»»

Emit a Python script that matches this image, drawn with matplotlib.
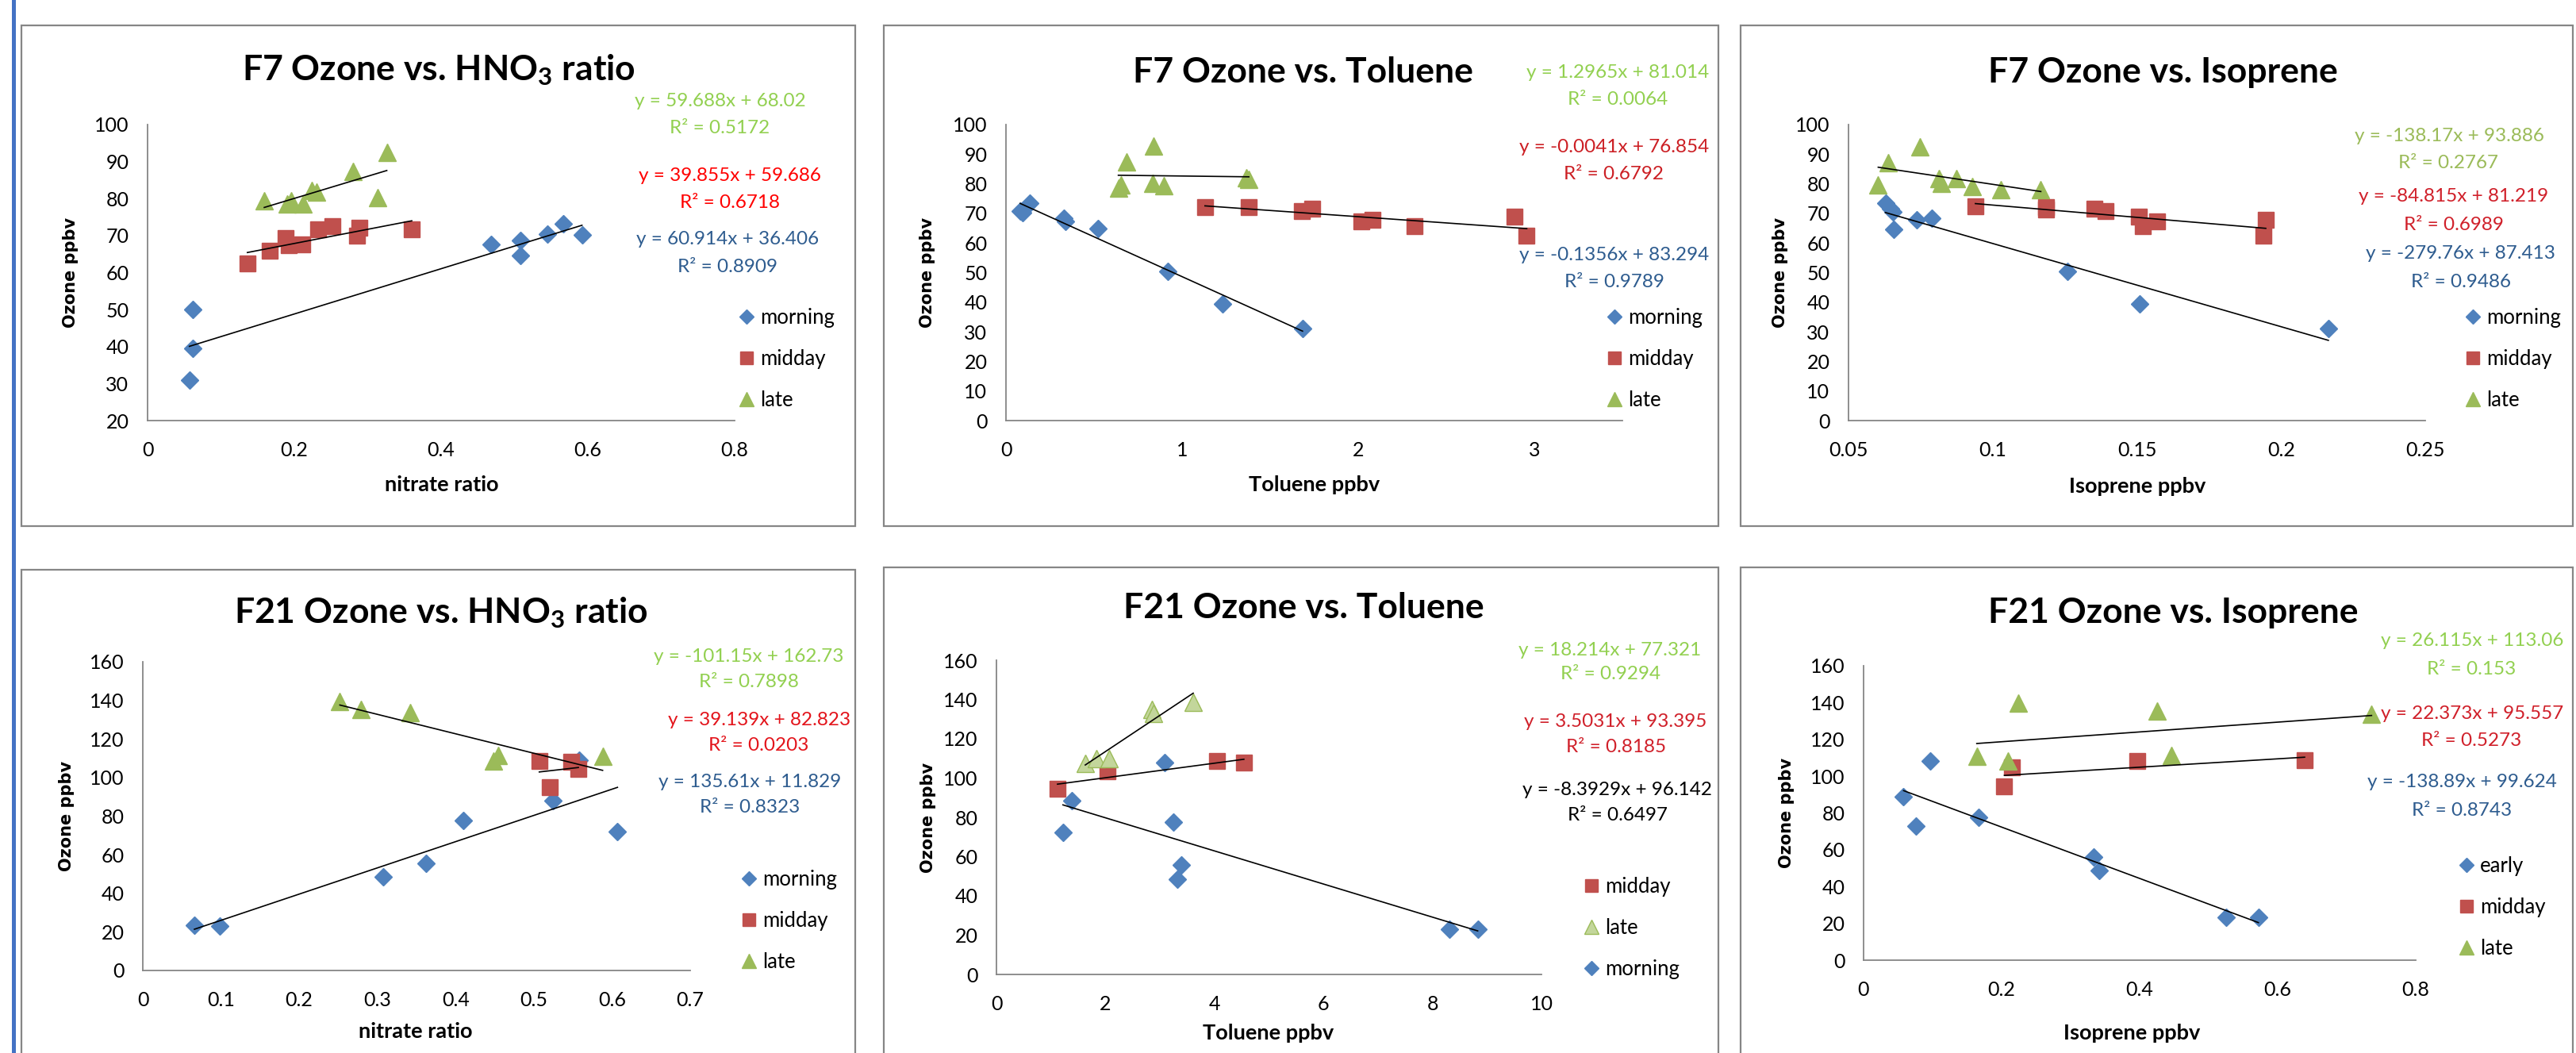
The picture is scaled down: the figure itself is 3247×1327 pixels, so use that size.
import numpy as np
import matplotlib
matplotlib.use("Agg")
import matplotlib.pyplot as plt
from matplotlib.patches import Rectangle

plt.rcParams['font.family'] = ['Lato', 'DejaVu Sans']
plt.rcParams['mathtext.fontset'] = 'custom'
plt.rcParams['mathtext.rm'] = 'Lato:bold'
plt.rcParams['mathtext.it'] = 'Lato:bold:italic'
plt.rcParams['mathtext.bf'] = 'Lato:bold'
plt.rcParams['mathtext.default'] = 'rm'

# ---- data ----
# F7 ozone vs HNO3 ratio
f7_hno3_morning_x = [0.057, 0.062, 0.062, 0.468, 0.508, 0.508, 0.545, 0.566, 0.592]
f7_hno3_morning_y = [31.0, 39.5, 50.0, 67.6, 64.7, 68.6, 70.4, 73.2, 70.2]
f7_hno3_midday_x = [0.136, 0.166, 0.188, 0.192, 0.211, 0.232, 0.252, 0.285, 0.289, 0.360]
f7_hno3_midday_y = [62.5, 65.9, 69.3, 67.3, 67.7, 71.6, 72.6, 70.0, 72.1, 71.6]
f7_hno3_late_x = [0.159, 0.190, 0.196, 0.212, 0.224, 0.230, 0.280, 0.313, 0.326]
f7_hno3_late_y = [79.5, 78.5, 79.5, 78.5, 82.3, 81.8, 87.4, 80.3, 92.4]

# F7 ozone vs toluene
f7_tol_morning_x = [0.081, 0.093, 0.137, 0.330, 0.336, 0.523, 0.921, 1.229, 1.684]
f7_tol_morning_y = [70.9, 70.3, 73.5, 68.4, 67.4, 64.8, 50.3, 39.5, 31.2]
f7_tol_midday_x = [1.130, 1.379, 1.681, 1.737, 2.017, 2.080, 2.322, 2.888, 2.957]
f7_tol_midday_y = [72.1, 72.1, 70.7, 71.7, 67.4, 67.8, 65.7, 69.0, 62.6]
f7_tol_late_x = [0.638, 0.654, 0.685, 0.834, 0.840, 0.896, 1.363, 1.379]
f7_tol_late_y = [78.5, 79.7, 87.4, 80.2, 92.7, 79.4, 82.0, 81.6]

# F7 ozone vs isoprene
f7_iso_morning_x = [0.0628, 0.0645, 0.0655, 0.0657, 0.0737, 0.0789, 0.126, 0.151, 0.2164]
f7_iso_morning_y = [73.5, 71.5, 70.5, 64.5, 67.8, 68.4, 50.3, 39.5, 31.2]
f7_iso_midday_x = [0.094, 0.1186, 0.1186, 0.1354, 0.139, 0.1507, 0.152, 0.157, 0.1947, 0.194]
f7_iso_midday_y = [72.3, 72.1, 71.3, 71.7, 70.7, 69.0, 65.7, 67.2, 67.8, 62.6]
f7_iso_late_x = [0.0603, 0.0638, 0.0747, 0.0813, 0.0823, 0.0875, 0.0928, 0.1027, 0.1167]
f7_iso_late_y = [79.7, 87.2, 92.4, 81.9, 80.2, 81.9, 79.1, 77.9, 78.1]

# F21 ozone vs HNO3 ratio
f21_hno3_morning_x = [0.066, 0.098, 0.307, 0.362, 0.410, 0.524, 0.558, 0.607]
f21_hno3_morning_y = [23.5, 23.2, 48.5, 55.6, 77.8, 88.2, 109.0, 72.0]
f21_hno3_midday_x = [0.507, 0.520, 0.548, 0.557]
f21_hno3_midday_y = [108.5, 95.1, 108.2, 104.6]
f21_hno3_late_x = [0.252, 0.279, 0.342, 0.448, 0.454, 0.588]
f21_hno3_late_y = [139.5, 135.4, 133.7, 108.5, 111.5, 111.2]

# F21 ozone vs toluene
f21_tol_morning_x = [1.22, 1.38, 3.08, 3.24, 3.32, 3.39, 8.31, 8.83]
f21_tol_morning_y = [72.4, 88.4, 107.8, 77.6, 48.5, 55.8, 23.1, 23.1]
f21_tol_midday_x = [1.12, 2.04, 4.05, 4.54]
f21_tol_midday_y = [94.5, 103.4, 108.6, 108.0]
f21_tol_late_x = [1.63, 1.83, 2.06, 2.86, 2.88, 3.61]
f21_tol_late_y = [107.4, 109.9, 109.9, 135.0, 133.0, 138.7]

# F21 ozone vs isoprene
f21_iso_early_x = [0.058, 0.076, 0.097, 0.167, 0.333, 0.341, 0.525, 0.572]
f21_iso_early_y = [88.9, 72.8, 108.2, 77.7, 56.1, 48.7, 23.4, 23.4]
f21_iso_midday_x = [0.204, 0.215, 0.397, 0.639]
f21_iso_midday_y = [94.6, 104.7, 108.2, 108.7]
f21_iso_late_x = [0.164, 0.209, 0.224, 0.425, 0.446, 0.736]
f21_iso_late_y = [110.7, 108.2, 139.7, 135.4, 111.3, 133.7]

titles = ['F7 Ozone vs. HNO$_3$ ratio', 'F7 Ozone vs. Toluene', 'F7 Ozone vs. Isoprene',
          'F21 Ozone vs. HNO$_3$ ratio', 'F21 Ozone vs. Toluene', 'F21 Ozone vs. Isoprene']
xlabels = ['nitrate ratio', 'Toluene ppbv', 'Isoprene ppbv',
           'nitrate ratio', 'Toluene ppbv', 'Isoprene ppbv']

eq_texts = [
    ['y = 59.688x + 68.02', 'R² = 0.5172', 'y = 39.855x + 59.686', 'R² = 0.6718',
     'y = 60.914x + 36.406', 'R² = 0.8909'],
    ['y = 1.2965x + 81.014', 'R² = 0.0064', 'y = -0.0041x + 76.854', 'R² = 0.6792',
     'y = -0.1356x + 83.294', 'R² = 0.9789'],
    ['y = -138.17x + 93.886', 'R² = 0.2767', 'y = -84.815x + 81.219', 'R² = 0.6989',
     'y = -279.76x + 87.413', 'R² = 0.9486'],
    ['y = -101.15x + 162.73', 'R² = 0.7898', 'y = 39.139x + 82.823', 'R² = 0.0203',
     'y = 135.61x + 11.829', 'R² = 0.8323'],
    ['y = 18.214x + 77.321', 'R² = 0.9294', 'y = 3.5031x + 93.395', 'R² = 0.8185',
     'y = -8.3929x + 96.142', 'R² = 0.6497'],
    ['y = 26.115x + 113.06', 'R² = 0.153', 'y = 22.373x + 95.557', 'R² = 0.5273',
     'y = -138.89x + 99.624', 'R² = 0.8743'],
]

BLUE = '#4F81BD'
RED = '#C0504D'
GREEN = '#9BBB59'

W, H = 3247, 1327


def fx(px):
    return px / W


def fy(py):
    return 1 - py / H


fig = plt.figure(figsize=(W / 100, H / 100), dpi=100)
fig.patch.set_facecolor('white')

# blue bar on the far left
fig.add_artist(Rectangle((fx(15), 0), fx(5), 1, transform=fig.transFigure,
                         facecolor='#4472C4', edgecolor='none'))

# panel frames (left, top, right, bottom) in px
frames = [(27, 32, 1078, 663), (1114, 32, 2166, 663), (2194, 32, 3243, 663),
          (27, 718, 1078, 1340), (1114, 715, 2166, 1340), (2194, 715, 3243, 1340)]
for l, t, r, b in frames:
    fig.add_artist(Rectangle((fx(l), fy(b)), fx(r) - fx(l), (b - t) / H,
                             transform=fig.transFigure, facecolor='none',
                             edgecolor='#868686', linewidth=1.6))

# axes boxes: x0, x1, ytop, ybottom in px
boxes = [(186, 926, 157, 530), (1268, 2045, 157, 530), (2330, 3057, 157, 530),
         (180, 870, 834, 1223), (1256, 1943, 832, 1228), (2349, 3045, 839, 1210)]
xlims = [(0, 0.8), (0, 3.5), (0.05, 0.25), (0, 0.7), (0, 10), (0, 0.8)]
xticks = [np.arange(0, 0.81, 0.2), np.arange(0, 3.1, 1), np.arange(0.05, 0.251, 0.05),
          np.arange(0, 0.71, 0.1), np.arange(0, 10.1, 2), np.arange(0, 0.81, 0.2)]
ylims = [(20, 100), (0, 100), (0, 100), (0, 160), (0, 160), (0, 160)]
ysteps = [10, 10, 10, 20, 20, 20]

series = [
    [('morning', f7_hno3_morning_x, f7_hno3_morning_y, 'D'),
     ('midday', f7_hno3_midday_x, f7_hno3_midday_y, 's'),
     ('late', f7_hno3_late_x, f7_hno3_late_y, '^')],
    [('morning', f7_tol_morning_x, f7_tol_morning_y, 'D'),
     ('midday', f7_tol_midday_x, f7_tol_midday_y, 's'),
     ('late', f7_tol_late_x, f7_tol_late_y, '^')],
    [('morning', f7_iso_morning_x, f7_iso_morning_y, 'D'),
     ('midday', f7_iso_midday_x, f7_iso_midday_y, 's'),
     ('late', f7_iso_late_x, f7_iso_late_y, '^')],
    [('morning', f21_hno3_morning_x, f21_hno3_morning_y, 'D'),
     ('midday', f21_hno3_midday_x, f21_hno3_midday_y, 's'),
     ('late', f21_hno3_late_x, f21_hno3_late_y, '^')],
    [('midday', f21_tol_midday_x, f21_tol_midday_y, 's'),
     ('late', f21_tol_late_x, f21_tol_late_y, '^'),
     ('morning', f21_tol_morning_x, f21_tol_morning_y, 'D')],
    [('early', f21_iso_early_x, f21_iso_early_y, 'D'),
     ('midday', f21_iso_midday_x, f21_iso_midday_y, 's'),
     ('late', f21_iso_late_x, f21_iso_late_y, '^')],
]

# title centre, xlabel centre, ylabel centre x (px)
title_pos = [(553, 88), (1642, 91), (2726, 91), (556, 772), (1643, 766), (2739, 772)]
xlabel_pos = [(557, 611), (1657, 611), (2694, 613), (524, 1300), (1599, 1302), (2687, 1302)]
ylabel_x = [89, 1169, 2244, 84, 1170, 2252]

# equation line centres (px): green eq, green R2, red eq, red R2, blue eq, blue R2
eq_pos = [
    [(908, 127), (907, 161), (920, 222), (920, 256), (917, 302), (917, 336)],
    [(2039, 91), (2039, 126), (2035, 186), (2034, 220), (2035, 321), (2035, 356)],
    [(3087, 172), (3086, 205), (3093, 248), (3093, 283), (3101, 320), (3102, 356)],
    [(944, 827), (944, 859), (957, 907), (956, 939), (945, 985), (945, 1017)],
    [(2029, 819), (2030, 850), (2036, 910), (2037, 941), (2038, 996), (2039, 1028)],
    [(3116, 808), (3115, 843), (3116, 900), (3115, 934), (3103, 986), (3103, 1021)],
]
eq_colors = [
    ['#92D050', '#FF0000', '#2E5C8F'],
    ['#92D050', '#CC1F24', '#2E5C8F'],
    ['#9BBB59', '#D0202A', '#2E5C8F'],
    ['#92D050', '#E3141B', '#2E5C8F'],
    ['#92D050', '#D0202A', '#000000'],
    ['#92D050', '#D0202A', '#2E5C8F'],
]
# legend: marker x, y of first entry (px)
legend_pos = [(942, 397), (2036, 397), (3118, 397), (945, 1105), (2007, 1114), (3110, 1088)]

styles = {
    'D': dict(color=BLUE, ms=11.5),
    's': dict(color=RED, ms=14),
    '^': dict(color=GREEN, ms=16),
}

for i in range(6):
    x0, x1, yt, yb = boxes[i]
    ax = fig.add_axes([fx(x0), fy(yb), fx(x1) - fx(x0), (yb - yt) / H])
    ax.set_facecolor('none')
    for s in ['top', 'right']:
        ax.spines[s].set_visible(False)
    for s in ['left', 'bottom']:
        ax.spines[s].set_color('#868686')
        ax.spines[s].set_linewidth(1.3)

    handles = []
    for name, xs, ys, mk in series[i]:
        st = styles[mk]
        face = st['color']
        edge = st['color']
        if i == 4 and name == 'late':
            face = '#C3D69B'
            edge = GREEN
        h, = ax.plot(xs, ys, linestyle='none', marker=mk, markersize=st['ms'],
                     markerfacecolor=face, markeredgecolor=edge, markeredgewidth=1,
                     label=name, zorder=2, clip_on=False)
        handles.append(h)
        # linear trend line over the data range
        k, c = np.polyfit(xs, ys, 1)
        xx = np.array([min(xs), max(xs)])
        ax.plot(xx, k * xx + c, color='black', linewidth=1.2, zorder=3)

    ax.set_xlim(*xlims[i])
    ax.set_ylim(*ylims[i])
    ax.set_xticks(xticks[i])
    ax.set_xticklabels(['{:g}'.format(round(v, 3)) for v in xticks[i]])
    yt_vals = np.arange(ylims[i][0], ylims[i][1] + 1, ysteps[i])
    ax.set_yticks(yt_vals)
    ax.set_yticklabels([str(int(v)) for v in yt_vals])
    ax.tick_params(axis='both', length=0, labelsize=18, colors='black')
    ax.tick_params(axis='x', pad=19)
    ax.tick_params(axis='y', pad=17)

    tx, ty = title_pos[i]
    fig.text(fx(tx), fy(ty), titles[i], ha='center', va='center',
             fontsize=32, fontweight='bold')
    lx, ly = xlabel_pos[i]
    fig.text(fx(lx), fy(ly), xlabels[i], ha='center', va='center',
             fontsize=19.5, fontweight='bold')
    fig.text(fx(ylabel_x[i]), fy((yt + yb) / 2), 'Ozone ppbv', ha='center', va='center',
             rotation=90, fontsize=15, fontweight='bold', family='DejaVu Sans')

    for j, (ex, ey) in enumerate(eq_pos[i]):
        fig.text(fx(ex), fy(ey), eq_texts[i][j], ha='center', va='center',
                 fontsize=17.5, color=eq_colors[i][j // 2])

    mx, my = legend_pos[i]
    ax.legend(handles=handles, loc='upper left',
              bbox_to_anchor=(fx(mx - 12), fy(my - 9)),
              bbox_transform=fig.transFigure, frameon=False,
              fontsize=18.5, markerscale=0.8, handlelength=0.85,
              handletextpad=0.25, labelspacing=1.05, borderpad=0,
              borderaxespad=0)

fig.savefig('out.png', dpi=100, facecolor='white')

««

* DESCRIPTION OF THE TASK
Each line holding "matplotlib" must be found and copied.

* RESULT BELOW
Emit a Python script that matches this image, drawn with matplotlib.
import matplotlib
matplotlib.use("Agg")
import matplotlib.pyplot as plt
from matplotlib.patches import Rectangle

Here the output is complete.